Ella, partendo dal suo destino compiuto, e proprio attraverso di esso, potrà seguire il suo lungo percorso di appropriazione e di scoperta del mondo e del piacere in esso presente. Viene in mente l’emprise, la pulsione di impossessamento o di appropriazione, pulsione parziale, non sessuale, quantomeno nella prima teoria freudiana, capace però di unirsi alle pulsioni sessuali e che mira ad appropriarsi dell’oggetto esterno. Per farlo essa si avvale dell’apparato di emprise: la muscolatura, il tatto, la mano, l’udito e, in particolare e in grandissima misura, la vista per la sua duttile onnipotenza (Munari, 2019). “Ho fatto bene a rubare la mia parte di gioia, a tutto e a tutti” scriverà a penna Goliarda in uno dei suoi taccuini (Sapienza, 172), frase poi ripresa da Valeria Golino nel suo film.

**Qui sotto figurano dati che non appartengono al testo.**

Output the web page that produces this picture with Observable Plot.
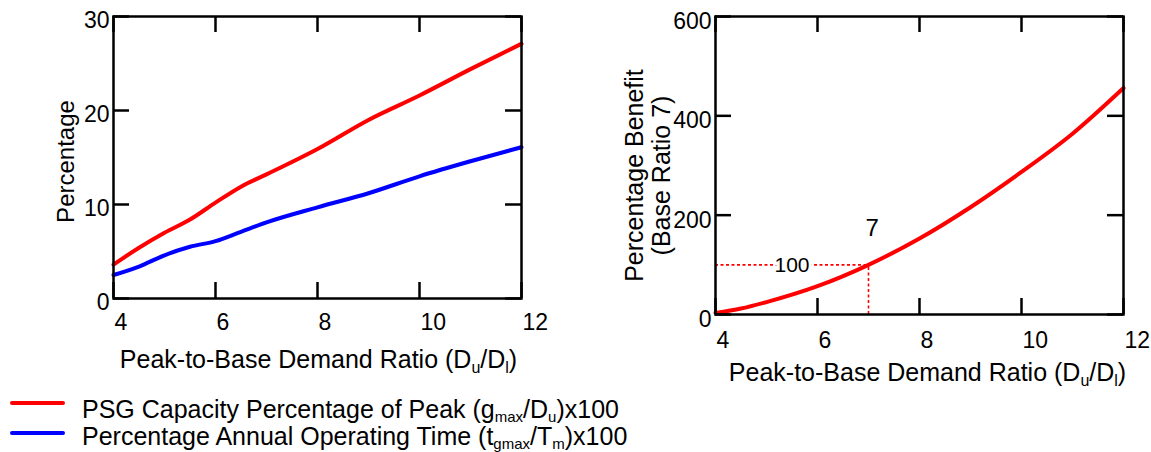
<!DOCTYPE html>
<html>
<head>
<meta charset="utf-8">
<script src="https://cdn.jsdelivr.net/npm/d3@7"></script>
<script src="https://cdn.jsdelivr.net/npm/@observablehq/plot@0.6"></script>
<style>
  html, body { margin: 0; padding: 0; background: #fff; }
  #root { position: relative; width: 1151px; height: 452px; overflow: hidden; font-family: 'Liberation Sans', Arial, Helvetica, sans-serif; }
  .panel { position: absolute; top: 0; }
  .legend { position: absolute; left: 0; top: 0; font-size: 25px; line-height: 24px; color: #000; }
  .legend .sw { position: absolute; left: 10px; width: 55px; height: 4px; border-radius: 2px; }
  .legend .lab { position: absolute; left: 82px; white-space: nowrap; }
  .legend sub { font-size: 15px; vertical-align: -4px; line-height: 0; }
</style>
</head>
<body>
<div id="root">
  <div id="left" class="panel" style="left:0px"></div>
  <div id="right" class="panel" style="left:580px"></div>
  <div class="legend" id="legend"></div>
</div>
<script>
// ---- Data ----
const ratioLeft = [4, 4.5, 5, 5.5, 6, 6.5, 7, 8, 9, 10, 11, 12];
const psgCapacity = [3.6, 5.4, 7.0, 8.4, 10.2, 11.9, 13.2, 15.9, 19.0, 21.6, 24.4, 27.1];
const operatingTime = [2.5, 3.4, 4.6, 5.5, 6.1, 7.1, 8.1, 9.7, 11.2, 13.0, 14.6, 16.1];

const ratioRight = [4, 4.5, 5, 6, 7, 8, 9, 10, 11, 12];
const benefit = [3, 12, 25, 57, 100, 153, 216, 287, 364, 456];

const xTicks = [4, 6, 8, 10, 12];
const yTicksLeft = [0, 10, 20, 30];
const yTicksRight = [0, 200, 400, 600];

const seriesNames = [
  "PSG Capacity Percentage of Peak (g_max/D_u)x100",
  "Percentage Annual Operating Time (t_gmax/T_m)x100"
];
const seriesColors = ["#ff0000", "#0000ff"];

const xLabel = "Peak-to-Base Demand Ratio (D_u/D_l)";
const yLabelLeft = "Percentage";
const yLabelRight = "Percentage Benefit\n(Base Ratio 7)";

const baseRatio = 7;
const baseBenefit = 100;
const annotations = [
  {x: 7.07, y: 173, text: "7", size: 24},
  {x: 5.5, y: 100, text: "100", size: 21}
];

// ---- helpers ----
const FONT = "'Liberation Sans', Arial, Helvetica, sans-serif";
const leftRows = ratioLeft.map((r, i) => ({ratio: r, red: psgCapacity[i], blue: operatingTime[i]}));
const rightRows = ratioRight.map((r, i) => ({ratio: r, benefit: benefit[i]}));

function inwardTicks(fw, fh, yTicks, len) {
  const st = {stroke: "black", strokeWidth: 2.5};
  return [
    Plot.tickX(xTicks, {x: d => d, insetTop: fh - len, ...st}),
    Plot.tickX(xTicks, {x: d => d, insetBottom: fh - len, ...st}),
    Plot.tickY(yTicks, {y: d => d, insetRight: fw - len, ...st}),
    Plot.tickY(yTicks, {y: d => d, insetLeft: fw - len, ...st})
  ];
}

// Replace "_x" markers inside SVG text with subscript tspans
function subscriptify(svg, size, subSize) {
  d3.select(svg).selectAll("text").each(function() {
    const t = this;
    if (t.querySelector("tspan")) return;
    const s = t.textContent;
    if (!s.includes("_")) return;
    const parts = s.split(/(_[a-z]+)/);
    t.textContent = "";
    let sub = false;
    parts.forEach(p => {
      if (!p) return;
      const ts = document.createElementNS("http://www.w3.org/2000/svg", "tspan");
      if (p.startsWith("_")) {
        ts.textContent = p.slice(1);
        ts.setAttribute("font-size", subSize);
        ts.setAttribute("dy", sub ? 0 : 5);
        sub = true;
      } else {
        ts.textContent = p;
        ts.setAttribute("font-size", size);
        ts.setAttribute("dy", sub ? -5 : 0);
        sub = false;
      }
      t.appendChild(ts);
    });
  });
}

// ---- Left chart ----
{
  const W = 560, H = 390, mL = 113, mR = 39, mT = 16, mB = 92;
  const fw = W - mL - mR, fh = H - mT - mB;
  const chart = Plot.plot({
    width: W, height: H,
    marginLeft: mL, marginRight: mR, marginTop: mT, marginBottom: mB,
    style: {fontFamily: FONT, fontSize: "22px", background: "transparent", overflow: "visible", color: "black"},
    x: {domain: [4, 12]},
    y: {domain: [0, 30]},
    marks: [
      Plot.line(leftRows, {x: "ratio", y: "red", stroke: seriesColors[0], strokeWidth: 4, curve: "monotone-x"}),
      Plot.line(leftRows, {x: "ratio", y: "blue", stroke: seriesColors[1], strokeWidth: 4, curve: "monotone-x"}),
      ...inwardTicks(fw, fh, yTicksLeft, 16),
      Plot.frame({stroke: "black", strokeWidth: 2.5}),
      Plot.axisX({ticks: xTicks, tickSize: 0, tickPadding: 15, fontSize: 23, textAnchor: "start", dx: 1, label: null, tickFormat: d => String(d)}),
      Plot.axisY({ticks: yTicksLeft, tickSize: 0, tickPadding: 4, fontSize: 23, dy: 4, label: null, tickFormat: d => String(d)}),
      Plot.text([xLabel], {text: d => d, frameAnchor: "bottom", textAnchor: "middle", lineAnchor: "bottom", dy: 69, dx: 1, fontSize: 25, fill: "black"}),
      Plot.text([yLabelLeft], {text: d => d, frameAnchor: "left", textAnchor: "middle", rotate: -90, lineAnchor: "bottom", dx: -40, dy: 4, fontSize: 24, fill: "black"})
    ]
  });
  document.getElementById("left").appendChild(chart);
  subscriptify(chart, 25, 16);
}

// ---- Right chart ----
{
  const W = 571, H = 400, mL = 135, mR = 28, mT = 16, mB = 86;
  const fw = W - mL - mR, fh = H - mT - mB;
  const chart = Plot.plot({
    width: W, height: H,
    marginLeft: mL, marginRight: mR, marginTop: mT, marginBottom: mB,
    style: {fontFamily: FONT, fontSize: "22px", background: "transparent", overflow: "visible", color: "black"},
    x: {domain: [4, 12]},
    y: {domain: [0, 600]},
    marks: [
      Plot.ruleY([baseBenefit], {x1: 4, x2: baseRatio, stroke: "#ff0000", strokeWidth: 1.6, strokeDasharray: "3,2.5"}),
      Plot.ruleX([baseRatio], {y1: 0, y2: baseBenefit, stroke: "#ff0000", strokeWidth: 1.6, strokeDasharray: "3,2.5"}),
      Plot.line(rightRows, {x: "ratio", y: "benefit", stroke: seriesColors[0], strokeWidth: 4, curve: "monotone-x"}),
      ...inwardTicks(fw, fh, yTicksRight, 16),
      Plot.frame({stroke: "black", strokeWidth: 2.5}),
      Plot.text(annotations, {x: "x", y: "y", text: "text", fontSize: d => d.size, fill: "black", stroke: "white", strokeWidth: 6, paintOrder: "stroke", lineAnchor: "middle"}),
      Plot.axisX({ticks: xTicks, tickSize: 0, tickPadding: 17, fontSize: 23, textAnchor: "start", dx: 1, label: null, tickFormat: d => String(d)}),
      Plot.axisY({ticks: yTicksRight, tickSize: 0, tickPadding: 4, fontSize: 23, dy: 5, label: null, tickFormat: d => String(d)}),
      Plot.text([xLabel], {text: d => d, frameAnchor: "bottom", textAnchor: "middle", lineAnchor: "bottom", dy: 66, dx: 8, fontSize: 25, fill: "black"}),
      Plot.text([yLabelRight], {text: d => d, frameAnchor: "left", textAnchor: "middle", rotate: -90, lineAnchor: "bottom", lineHeight: 1.08, dx: -46, dy: 10, fontSize: 25, fill: "black"})
    ]
  });
  document.getElementById("right").appendChild(chart);
  subscriptify(chart, 25, 16);
}

// ---- Legend (below left chart) ----
{
  const lg = document.getElementById("legend");
  const swTops = [401, 431];
  const labTops = [397, 424];
  seriesNames.forEach((name, i) => {
    const sw = document.createElement("div");
    sw.className = "sw";
    sw.style.top = swTops[i] + "px";
    sw.style.background = seriesColors[i];
    lg.appendChild(sw);
    const label = document.createElement("div");
    label.className = "lab";
    label.style.top = labTops[i] + "px";
    label.innerHTML = name.replace(/_([a-z]+)/g, "<sub>$1</sub>");
    lg.appendChild(label);
  });
}
</script>
</body>
</html>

In questo percorso di appropriazione dell’oggetto, talvolta rapinosamente, Modesta attraverserà altri fantasmi intrisi di erotismo e aggressività. Un nuovo nucleo edipico, questa volta nella declinazione negativa, andrà costituendosi con la madre superiora Leonora, la quale diverrà una madre prima intensamente amata, desiderata nella più profonda e completa accezione del termine, e poi altrettanto intensamente odiata. “Io odio”, si ripeterà Modesta, riconoscendo al contempo la sua frustrazione e la sua assoluta dipendenza da questa madre sino a poco tempo prima tanto amata, muovendo il risveglio delle sue forze distruttrici che condurranno alla fine di Leonora, sic et simpliciter, e che permetteranno a Modesta di proseguire il suo cammino verso il piacere, incontrando altri fantasmi. Nei confronti di Leonora e delle altre persone da lei eliminate, Modesta proverà un placido, talvolta malinconico distacco. Lo stesso placido distacco mentale che Freud considerava come il segno della liquidazione del complesso edipico, «speranza senza dubbio illusoria, ma destino asintotico del complesso», aggiunge Green (1992, 94).   

Nell’originario della vita psichica Aulagnier (1975) ci ha mostrato una tendenza ad aggregare e una tendenza regressiva che tende a disgregare, a mutilare; «lo stato di reciproca attrazione […] sarà la rappresentazione coestensiva di ogni vissuto di piacere; lo stato di rigetto, di aggressione dell’uno da parte dell’altro, invece, sarà la rappresentazione coestensiva ad ogni vissuto di dispiacere» (Aulagnier, 1975, 6). Scrive La Scala (2019, 19): «il legamento […] è un processo intimamente connesso con il legame che la libido può costituire nei confronti della pulsione distruttiva, con quella forza di neutralizzazione che Eros esercita nei confronti della pulsione di morte e che è alla base dell’impasto pulsionale e della vita». Modesta sembra mostrare l’intricato e complesso gioco dei processi di legamento attivi in ogni persona, di impasto e disimpasto delle pulsioni libidiche e delle pulsioni aggressive, la complessa commistione di Eros e Thanatos nel rapporto con l’oggetto. Dopotutto, ogni identificazione con un oggetto amato, non equivale sempre anche ad una sua brutale, ingrata, eliminazione?   

      

Bibliografia

Aulagnier P. (1975) La violenza dell’interpretazione. Borla, Roma 1994.

Freud S. (1917) Introduzione alla psicoanalisi. OSF 8. Bollati Boringhieri Torino.

Genovese C. (a cura di)  (2000) La realtà psichica. Borla editore, Roma.

Green A. (1992) Slegare. Borla, Roma ,1994.

La Scala M. (2019) Il legamento preliminare all’instaurarsi del principio di piacere e l’impasto pulsionale. In Munari F. (a cura di) Eros & Thanatos. Sui processi di legamento. Alpes Italia, Roma.

Munari F. (2019) Sul processo di legamento. Il filo del desiderio. In Munari F. (a cura di) Eros & Thanatos. Sui processi di legamento. Alpes Italia, Roma.

Pellegrino A. (2017) Lunga marcia dell’Arte della gioia. In Sapienza G. L’arte della gioia., Einaudi Editore, Torino, 2008.

Pellegrino A. (2019) Un’analisi selvaggia. In Sapienza G. Il filo di mezzogiorno., La nave di Teseo editore, Milano, 1996.

Sapienza G. (1992) La mia parte di gioia. Einaudi Editore, Torino, 2013.